Hudok running for W.Va. governor seat

ELKINS — A Huttonsville man running for governor as a member of the Constitution Party is officially back on the ballot after the U.S. District Court for the Southern District of West Virginia overturned a state Supreme Court of Appeals decision Thursday.

Phillip Hudok already has released his write-in candidacy, for which he filed for Tuesday afternoon, following the state Supreme Court’s opinion last week in a case involving Erik Wells, the husband of West Virginia Secretary of State Natalie Tennant. The case dealt with Wells’ effort to run for Kanawha County clerk against incumbent Vera McCormick.

Wells, a registered Democrat, filed as an independent after missing the Jan. 30 deadline to file in his own party. Kanawha County Circuit Judge Charles King ruled Wells was ineligible to run for the position.

The Supreme Court’s Sept. 15 ruling upholding King’s decision blocked ballot access to 18 local, state and national candidates, who all met the Aug. 1 deadline to file as non-party candidates.

Even after the decision, Hudok maintained that he followed the filing rules exactly, in compliance with state law.

“Basically, they (the District Court) said the ruling wasn’t fair to the candidates, because, first of all, we were going by policy and, second, in other Supreme Court cases, it already was found to be unconstitutional on a federal level,” Hudok said. “They said that to announce at such an early point in the campaign, that it was against their (candidates) free speech rights and it put an undue burden on them.”

The former schoolteacher said barring non-party candidates from having a later filing period was detrimental to the overall electoral process.

Tennant released a statement late Thursday praising the federal court’s decision.

“I am delighted by the court’s ruling today because these candidates will be able to be on the ballot,” Tennant said. “I have always fully supported ballot access for independent candidates and respect the wishes of the groups of citizens that support them. The court also acknowledged that the Secretary of State’s Office was compelled to follow the Supreme Court’s ruling when we removed six candidates from the ballot. With this ruling, the court has brought clarity in time for us to move forward and focus on providing a safe and efficient general election.”

Also on Thursday, West Virginia Supreme Court of Appeals Justice Robin Davis issued her dissenting opinion on the Wells case.
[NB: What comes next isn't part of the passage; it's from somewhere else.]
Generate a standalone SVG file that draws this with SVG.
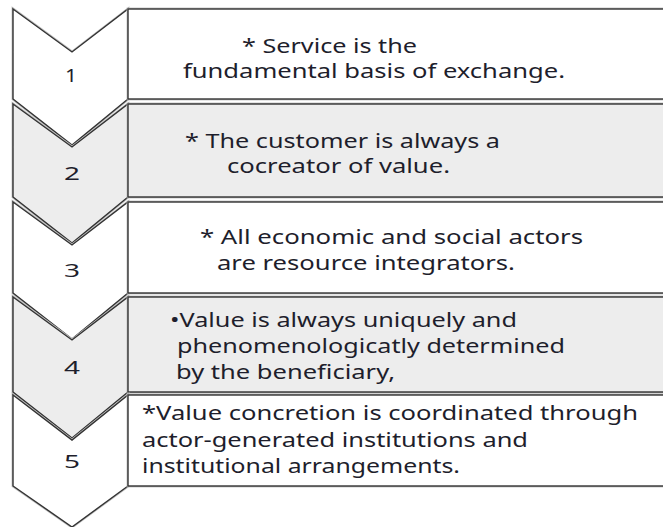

Davis wrote that the decision did not give enough weight to the portion of the West Virginia Code that directly addresses independent candidates.

“By dictating that a candidate who is a registered member of a recognized political party cannot run as an independent or unaffiliated candidate, the majority casts aside all of the provisions of West Virginia Code … in which the Legislature has painstakingly delineated the nomination process for such candidates,” she wrote.

Davis also argued the court’s decision not only impacted Wells, but also affected many other independent and third-party candidates.

“Individuals, be they candidates for political office or voters for such candidates, are constitutionally guaranteed the right to associate with others who share their beliefs. Because the majority’s decision in this case eviscerates this fundamental right, I resolutely dissent,” she wrote.